Trubisky made the reservation under the name “James McMahon,” and the Tar Heels quarterback pulled into the steakhouse parking lot that evening in his grandma’s weathered 1997 Toyota Camry.
The evening was a hit, creating a fateful connection between Trubisky and the Bears. An impressive private workout the next day only strengthened Pace’s conviction.
On the third leg of that trip, the Bears also had dinner with Patrick Mahomes and oversaw a private workout with him in Lubbock, Texas.
Watson never heard from the Bears again.
The attraction to Trubisky had become too strong.
Said one league source: “It happens in life. Sometimes when you really fall in love with something, you convince yourself that it’s worth doing whatever it takes to get it.”
Watson lasted until the 12th pick, with the Texans dealing the Cleveland Browns a 2018 first-round pick to move up from No. 25. Texans general manager Rick Smith had been energized by the calm and confidence he’d seen from Watson up close in the national title game that January.

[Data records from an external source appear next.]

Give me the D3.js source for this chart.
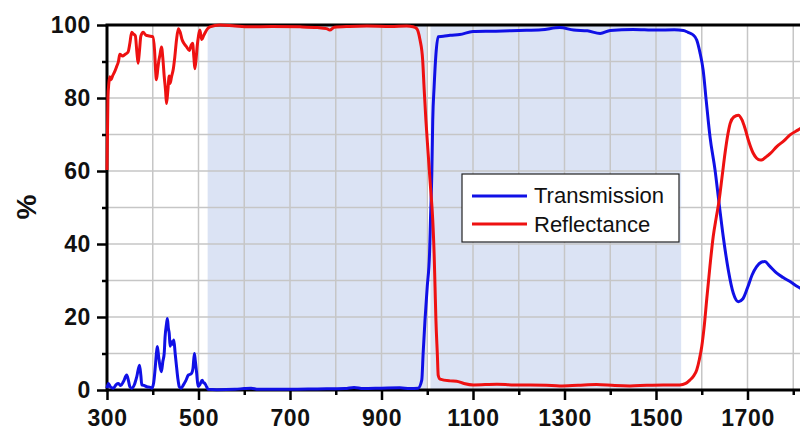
<!DOCTYPE html>
<html>
<head>
<meta charset="utf-8">
<script src="https://cdn.jsdelivr.net/npm/d3@7"></script>
<style>
  body { margin: 0; background: #fff; }
  svg { display: block; }
</style>
</head>
<body>
<div id="chart-area"></div>
<script>
// transmission / reflectance spectrum

var transmission = [
  [300,0.5],[303,1.8],[308,0.8],[314,0.5],[320,1.5],[325,1.8],[330,1.2],[336,2.3],[343,4.1],[347,2.5],
  [350,0.9],[354,0.5],[360,1.5],[365,3.6],[371,6.8],[374,4],[376,1.4],[382,1.2],[387,0.9],[393,0.8],
  [398,0.5],[402,2],[405,5.5],[408,10],[410,11.9],[413,9],[416,6.4],[419,5],[422,7.8],[425,10],
  [427,14.6],[430,18],[432,19.6],[434,17],[436,15.5],[438,12],[441,13.2],[444,12.5],[446,13.7],[449,10],
  [452,6.4],[455,3],[458,0.9],[462,0.5],[467,1.4],[472,2.5],[478,4.1],[482,4.3],[485,4.6],[488,6],
  [491,10],[493,8],[496,4.6],[499,1],[503,1.5],[508,2.7],[511,2],[514,1.8],[518,0.8],[521,0.2],
  [540,0.1],[580,0.2],[600,0.4],[615,0.5],[630,0.2],[700,0.2],[760,0.3],[820,0.4],[840,0.7],[860,0.4],
  [900,0.5],[940,0.6],[962,0.4],[980,0.5],[988,2.7],[991,10],[995,19],[1000,28.3],[1005,37.4],[1007,46.6],
  [1010,59.4],[1012,74],[1015,83],[1019,92],[1024,96.8],[1035,96.9],[1050,97.2],[1071,97.4],[1100,98.2],[1150,98.3],
  [1200,98.5],[1250,98.7],[1290,99.3],[1320,98.6],[1350,98.4],[1378,97.7],[1400,98.5],[1450,98.8],[1500,98.6],[1540,98.7],
  [1560,98.5],[1570,98],[1580,97.4],[1589,95.9],[1596,92.5],[1603,87.7],[1610,79],[1618,69.4],[1629,60.3],[1638,51],
  [1647,42],[1658,32.9],[1669,26.5],[1680,24.2],[1690,25],[1700,28],[1710,31.5],[1720,33.8],[1730,35],[1738,35.2],
  [1748,34],[1764,32],[1778,30.8],[1793,29.7],[1810,28.3],[1825,27.3]
];

var reflectance = [
  [300,60.3],[302,80],[304,84],[306,85.8],[309,85],[312,86],[316,87],[321,88.6],[325,90],[328,92],
  [334,91.5],[340,92],[346,92.6],[350,95],[354,98],[358,97.5],[362,97],[365,93],[368,89.5],[371,93],
  [374,97],[379,98],[385,97.2],[392,97],[400,96.8],[404,93],[406,88],[408,85],[411,88],[413,90],
  [416,92],[419,94],[422,91],[425,86],[428,82],[430,78.5],[433,82],[436,86],[438,84],[441,85.8],
  [445,88],[448,91],[452,96],[456,99],[460,98],[464,96],[468,95],[474,94],[480,93],[484,94.5],
  [487,95],[490,91],[492,88],[495,91],[497,94],[500,97],[503,98.6],[507,96],[511,97],[515,98],
  [520,99],[525,99.5],[547,100],[580,99.7],[612,99.5],[660,99.6],[722,99.5],[760,99.3],[780,99],[787,98.6],
  [797,99.4],[830,99.6],[868,99.7],[920,99.6],[955,99.7],[969,99.5],[977,99],[984,96],[990,90.4],[993,83],
  [997,74],[1002,64.8],[1007,55.7],[1012,46.6],[1015,37.4],[1017,28.3],[1019,19],[1022,10],[1024,4],[1028,3],
  [1050,2.5],[1064,2.4],[1080,1.8],[1101,1.4],[1152,1.6],[1190,1.4],[1225,1.4],[1260,1.3],[1290,1.1],[1330,1.3],
  [1370,1.5],[1410,1.2],[1443,1.1],[1480,1.3],[1516,1.4],[1552,1.4],[1565,1.8],[1574,2.7],[1582,3.8],[1589,5.5],
  [1595,8.5],[1600,11.9],[1605,17],[1611,25],[1618,34],[1625,42],[1632,47.5],[1638,52],[1645,59],[1651,65],
  [1657,70],[1662,73],[1670,74.8],[1680,75.3],[1688,74],[1695,71.5],[1703,68],[1712,65],[1720,63.5],[1728,63],
  [1734,63.2],[1742,64],[1750,64.8],[1764,66.7],[1780,68.3],[1793,69.9],[1810,71.2],[1825,72.3]
];

// shaded wavelength bands
var bands = [[520, 998], [1007, 1555]];

var xLabels = [300, 500, 700, 900, 1100, 1300, 1500, 1700];
var xMinor = [400, 600, 800, 1000, 1200, 1400, 1600, 1800];
var yLabels = [0, 20, 40, 60, 80, 100];
var yMinor = [10, 30, 50, 70, 90];

var legendItems = [
  { name: "Transmission", color: "#1010e6" },
  { name: "Reflectance", color: "#ee1111" }
];

var width = 800, height = 432;
var plotLeft = 107, plotTop = 25, plotBottom = 390;

var svg = d3.select("#chart-area")
    .append("svg")
    .attr("width", width)
    .attr("height", height);

var x = d3.scaleLinear()
    .domain([300, 1900])
    .range([plotLeft, plotLeft + 1600 * 0.4575]);

var y = d3.scaleLinear()
    .domain([0, 100])
    .range([plotBottom, plotTop]);

// bands
svg.selectAll("rect.band")
    .data(bands)
  .enter().append("rect")
    .attr("class", "band")
    .attr("x", function(d) { return x(d[0]); })
    .attr("width", function(d) { return x(d[1]) - x(d[0]); })
    .attr("y", y(100))
    .attr("height", y(0) - y(100))
    .attr("fill", "#dbe3f4");

// grid
var gx = d3.range(300, 1901, 100), gy = d3.range(10, 100, 10);
svg.append("g").selectAll("line")
    .data(gx)
  .enter().append("line")
    .attr("x1", function(d) { return x(d); })
    .attr("x2", function(d) { return x(d); })
    .attr("y1", y(0))
    .attr("y2", y(100))
    .attr("stroke", "#c6c6c6")
    .attr("stroke-width", 1.5);

svg.append("g").selectAll("line")
    .data(gy)
  .enter().append("line")
    .attr("x1", plotLeft)
    .attr("x2", width)
    .attr("y1", function(d) { return y(d); })
    .attr("y2", function(d) { return y(d); })
    .attr("stroke", "#c6c6c6")
    .attr("stroke-width", 1.5);

// axes
function styleAxis(g) {
  g.select(".domain").remove();
  g.selectAll(".tick line").attr("stroke", "#000").attr("stroke-width", 2.5);
  g.selectAll(".tick text")
    .attr("fill", "#111")
    .style("font-family", "'Liberation Sans', Arial, sans-serif")
    .style("font-weight", "bold")
    .style("font-size", "23px")
    .style("letter-spacing", "0.6px");
}

svg.append("g")
    .attr("transform", "translate(0," + plotBottom + ")")
    .call(d3.axisBottom(x).tickValues(xLabels).tickSize(10).tickPadding(10).tickFormat(d3.format("d")))
    .call(styleAxis);

svg.append("g")
    .attr("transform", "translate(0," + plotBottom + ")")
    .call(d3.axisBottom(x).tickValues(xMinor).tickSize(5).tickFormat(""))
    .call(styleAxis);

svg.append("g")
    .attr("transform", "translate(" + plotLeft + ",0)")
    .call(d3.axisLeft(y).tickValues(yLabels).tickSize(10).tickPadding(6).tickFormat(d3.format("d")))
    .call(styleAxis);

svg.append("g")
    .attr("transform", "translate(" + plotLeft + ",0)")
    .call(d3.axisLeft(y).tickValues(yMinor).tickSize(5).tickFormat(""))
    .call(styleAxis);

// frame lines
svg.append("line")
    .attr("x1", plotLeft).attr("x2", width)
    .attr("y1", y(0)).attr("y2", y(0))
    .attr("stroke", "#000").attr("stroke-width", 3);
svg.append("line")
    .attr("x1", plotLeft - 1.5).attr("x2", width)
    .attr("y1", y(100)).attr("y2", y(100))
    .attr("stroke", "#000").attr("stroke-width", 3);
svg.append("line")
    .attr("x1", plotLeft).attr("x2", plotLeft)
    .attr("y1", y(100)).attr("y2", y(0) + 1.5)
    .attr("stroke", "#000").attr("stroke-width", 3);

svg.append("text")
    .attr("transform", "translate(36,207) rotate(-90)")
    .attr("text-anchor", "middle")
    .style("font-family", "'Liberation Sans', Arial, sans-serif")
    .style("font-weight", "bold")
    .style("font-size", "28px")
    .attr("fill", "#111")
    .text("%");

// curves
var line = d3.line()
    .x(function(d) { return x(d[0]); })
    .y(function(d) { return y(d[1]); })
    .curve(d3.curveMonotoneX);

[transmission, reflectance].forEach(function(data, i) {
  svg.append("path")
      .datum(data)
      .attr("fill", "none")
      .attr("stroke", legendItems[i].color)
      .attr("stroke-width", 3)
      .attr("stroke-linejoin", "round")
      .attr("d", line);
});

// legend
var legend = svg.append("g").attr("transform", "translate(462,174)");
legend.append("rect")
    .attr("width", 217)
    .attr("height", 68)
    .attr("fill", "#fff")
    .attr("stroke", "#222")
    .attr("stroke-width", 1.2);

legendItems.forEach(function(item, i) {
  legend.append("line")
      .attr("x1", 10).attr("x2", 65)
      .attr("y1", 22 + i * 28).attr("y2", 22 + i * 28)
      .attr("stroke", item.color)
      .attr("stroke-width", 3);
  legend.append("text")
      .attr("x", 72)
      .attr("y", 29 + i * 29)
      .style("font-family", "'Liberation Sans', Arial, sans-serif")
      .style("font-size", "22px")
      .attr("fill", "#111")
      .text(item.name);
});
</script>
</body>
</html>
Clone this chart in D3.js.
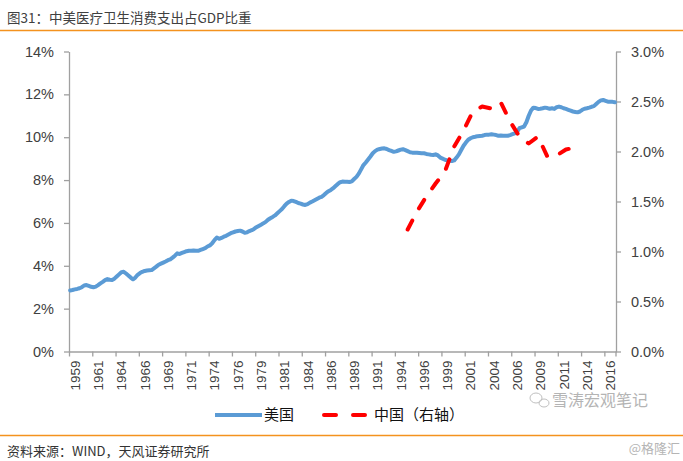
<!DOCTYPE html>
<html><head><meta charset="utf-8">
<script src="https://cdn.jsdelivr.net/npm/d3@7/dist/d3.min.js"></script>
<style>
body{margin:0;background:#fff;}
svg{display:block;font-family:"Liberation Sans",Arial,"Noto Sans CJK SC",sans-serif;}
</style></head><body>
<svg id="c" width="683" height="461"></svg>
<script>
// ---- data ----
const startYear = 1959;
const quarterCount = 235; // 1959Q1 .. 2017Q3
const xTickLabels = ["1959","1961","1964","1966","1969","1971","1974","1976","1979","1981","1984","1986","1989","1991","1994","1996","1999","2001","2004","2006","2009","2011","2014","2016"];
const leftTicks = [0,2,4,6,8,10,12,14];
const rightTicks = [0,0.5,1.0,1.5,2.0,2.5,3.0];
// US health consumption / GDP (%), quarterly
const usValues = [
 2.85,2.87,2.90,2.92, 2.95,3.00,3.08,3.10, 3.06,3.02,3.00,3.03, 3.10,3.18,3.25,3.33,
 3.38,3.35,3.34,3.40, 3.50,3.60,3.70,3.72, 3.64,3.55,3.45,3.37, 3.45,3.58,3.66,3.72,
 3.76,3.78,3.79,3.80, 3.88,3.96,4.05,4.10, 4.15,4.20,4.26,4.30, 4.38,4.47,4.58,4.55,
 4.60,4.64,4.68,4.70, 4.70,4.71,4.70,4.70, 4.74,4.78,4.82,4.90, 4.95,5.05,5.20,5.32,
 5.26,5.30,5.36,5.40, 5.46,5.52,5.56,5.60, 5.62,5.64,5.60,5.54, 5.56,5.62,5.66,5.72,
 5.80,5.86,5.92,5.98, 6.05,6.15,6.22,6.28, 6.35,6.45,6.55,6.65, 6.78,6.90,6.98,7.04,
 7.02,6.98,6.93,6.90, 6.86,6.84,6.88,6.95, 7.00,7.06,7.12,7.18, 7.22,7.30,7.40,7.48,
 7.54,7.62,7.72,7.82, 7.90,7.93,7.92,7.92, 7.91,7.94,8.05,8.15, 8.30,8.50,8.70,8.82,
 8.96,9.10,9.25,9.35, 9.42,9.45,9.47,9.48, 9.45,9.40,9.36,9.32, 9.34,9.38,9.42,9.44,
 9.40,9.35,9.30,9.28, 9.28,9.27,9.26,9.25, 9.25,9.22,9.20,9.18, 9.17,9.20,9.15,9.05,
 9.00,8.95,8.92,8.90, 8.89,8.92,9.05,9.20, 9.40,9.60,9.75,9.88, 9.95,10.00,10.02,10.05,
 10.06,10.07,10.10,10.12, 10.12,10.14,10.12,10.10, 10.07,10.08,10.07,10.07, 10.07,10.10,10.14,10.18,
 10.25,10.42,10.46,10.50, 10.70,11.00,11.25,11.38, 11.36,11.32,11.33,11.35, 11.38,11.36,11.33,11.35,
 11.32,11.40,11.43,11.40, 11.35,11.32,11.28,11.24, 11.20,11.18,11.16,11.20, 11.28,11.33,11.35,11.38,
 11.42,11.45,11.55,11.65, 11.72,11.74,11.70,11.66, 11.66,11.65,11.63
];
// China (right axis, %), annual
const chinaYears = [1995,1996,1997,1998,1999,2000,2001,2002,2003,2004,2005,2006,2007,2008,2009,2010,2011,2012,2013];
const chinaValues = [1.22,1.40,1.55,1.68,1.80,2.05,2.21,2.40,2.45,2.43,2.49,2.30,2.15,2.08,2.15,1.95,1.96,2.02,2.04];

const titleText = "图31：中美医疗卫生消费支出占GDP比重";
const sourceText = "资料来源：WIND，天风证券研究所";
const seriesNames = ["美国","中国（右轴）"];

// ---- drawing ----
const svg = d3.select("#c");
const L = 69, R = 616, T = 51.5, B = 351.5;
const xi = d3.scaleLinear().domain([0, quarterCount]).range([L, R]);
const yL = d3.scaleLinear().domain([0,14]).range([B,T]);
const yR = d3.scaleLinear().domain([0,3]).range([B,T]);
const axisColor = "#a0a0a0", textColor = "#404040";
const cjk = "'Noto Sans CJK SC',sans-serif";

// title & rules
svg.append("text").attr("x",7).attr("y",23).attr("font-size",13.5).attr("fill","#404040")
  .attr("font-family",cjk).text(titleText);
svg.append("line").attr("x1",0).attr("x2",683).attr("y1",30.5).attr("y2",30.5).attr("stroke","#f4921e").attr("stroke-width",1.5);
svg.append("line").attr("x1",0).attr("x2",683).attr("y1",435.5).attr("y2",435.5).attr("stroke","#f4921e").attr("stroke-width",1.5);
svg.append("text").attr("x",7).attr("y",456).attr("font-size",13).attr("fill","#333")
  .attr("font-family",cjk).text(sourceText);
svg.append("text").attr("x",680).attr("y",453).attr("text-anchor","end").attr("font-size",13).attr("fill","#b5b5b5")
  .attr("font-family",cjk).text("@格隆汇");
// faint watermark
svg.append("text").attr("x",552).attr("y",406).attr("font-size",16).attr("fill","#b4b4b4")
  .attr("font-family",cjk).text("雪涛宏观笔记");
const wm = svg.append("g").attr("fill","none").attr("stroke","#c0c0c0").attr("stroke-width",1);
wm.append("ellipse").attr("cx",536).attr("cy",398).attr("rx",6).attr("ry",5);
wm.append("ellipse").attr("cx",544).attr("cy",403).attr("rx",5).attr("ry",4);

// axes
function styleAxis(g){
  g.attr("font-family","'Liberation Sans',Arial,sans-serif");
  g.selectAll(".domain").attr("stroke",axisColor).attr("stroke-width",1.3);
  g.selectAll(".tick line").attr("stroke",axisColor).attr("stroke-width",1.3);
  g.selectAll(".tick text").attr("fill",textColor).attr("font-size",14.5);
}
const gl = svg.append("g").attr("transform",`translate(${L},0)`)
  .call(d3.axisLeft(yL).tickValues(leftTicks).tickFormat(d=>d+"%").tickSize(5).tickSizeOuter(0).tickPadding(10));
styleAxis(gl);
const gr = svg.append("g").attr("transform",`translate(${R},0)`)
  .call(d3.axisRight(yR).tickValues(rightTicks).tickFormat(d=>d.toFixed(1)+"%").tickSize(5).tickSizeOuter(0).tickPadding(10));
styleAxis(gr);
const gb = svg.append("g").attr("transform",`translate(0,${B})`)
  .call(d3.axisBottom(xi).tickValues(xTickLabels.map((d,i)=>i*10)).tickFormat((d,i)=>xTickLabels[i]).tickSize(5).tickSizeOuter(0));
styleAxis(gb);
gb.selectAll(".tick text").attr("font-size",13.5)
  .attr("transform","rotate(-90)").attr("text-anchor","end")
  .attr("x",-9).attr("y",5.5).attr("dy","0.35em");
gb.append("line").attr("x1",xi(quarterCount)).attr("x2",xi(quarterCount)).attr("y1",0).attr("y2",5).attr("stroke",axisColor).attr("stroke-width",1.3);

// US line
const usLine = d3.line().x((d,i)=>xi(i+0.5)).y(d=>yL(d)).curve(d3.curveLinear);
svg.append("path").datum(usValues).attr("d",usLine).attr("fill","none")
  .attr("stroke","#5b9bd5").attr("stroke-width",4).attr("stroke-linejoin","round").attr("stroke-linecap","round");

// China line
const cnLine = d3.line().x((d,i)=>xi((chinaYears[i]-startYear)*4+1+0.5)).y(d=>yR(d));
svg.append("path").datum(chinaValues).attr("d",cnLine).attr("fill","none")
  .attr("stroke","#ff0000").attr("stroke-width",4).attr("stroke-dasharray","10,14").attr("stroke-linejoin","round").attr("stroke-linecap","round");

// legend
const lg = svg.append("g").attr("transform","translate(0,415)");
lg.append("line").attr("x1",215).attr("x2",262).attr("y1",0).attr("y2",0).attr("stroke","#5b9bd5").attr("stroke-width",4);
lg.append("text").attr("x",264).attr("y",0).attr("dy","0.36em").attr("font-size",15).attr("fill","#111")
  .attr("font-family",cjk).text(seriesNames[0]);
lg.append("line").attr("x1",324).attr("x2",365).attr("y1",0).attr("y2",0).attr("stroke","#ff0000").attr("stroke-width",4)
  .attr("stroke-dasharray","12,17").attr("stroke-linecap","round");
lg.append("text").attr("x",374).attr("y",0).attr("dy","0.36em").attr("font-size",15).attr("fill","#111")
  .attr("font-family",cjk).text(seriesNames[1]);
</script>
</body></html>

Smith and coach Bill O’Brien agreed Watson’s proven strengths as a playmaker and leader eclipsed any of his flaws. The Texans had further been drawn to Watson’s contagious energy and presence when he came on a pre-draft visit to their facility.
Who knows what might have happened had the Bears given Watson the same opportunity to make a lasting impression?
Why did they never do so?
And what happens now as the franchise again attempts to address the most important position in football?
Who will get the opportunity to pick the next quarterback? And what will the methodology look like?
How might things be different the next time?
Said one league source: “Going forward, someone in that organization has to step forward and say emphatically, ‘We can’t let that happen again.’ Because it reflects on all of them. Someone has to take responsibility for what went haywire.
“And just firing a couple people isn’t enough. It goes deeper than that. It goes back to: ‘How did that happen? And how will we make sure that never happens again?’ If that level of acknowledgment isn’t there, you’re just starting the cycle all over again.”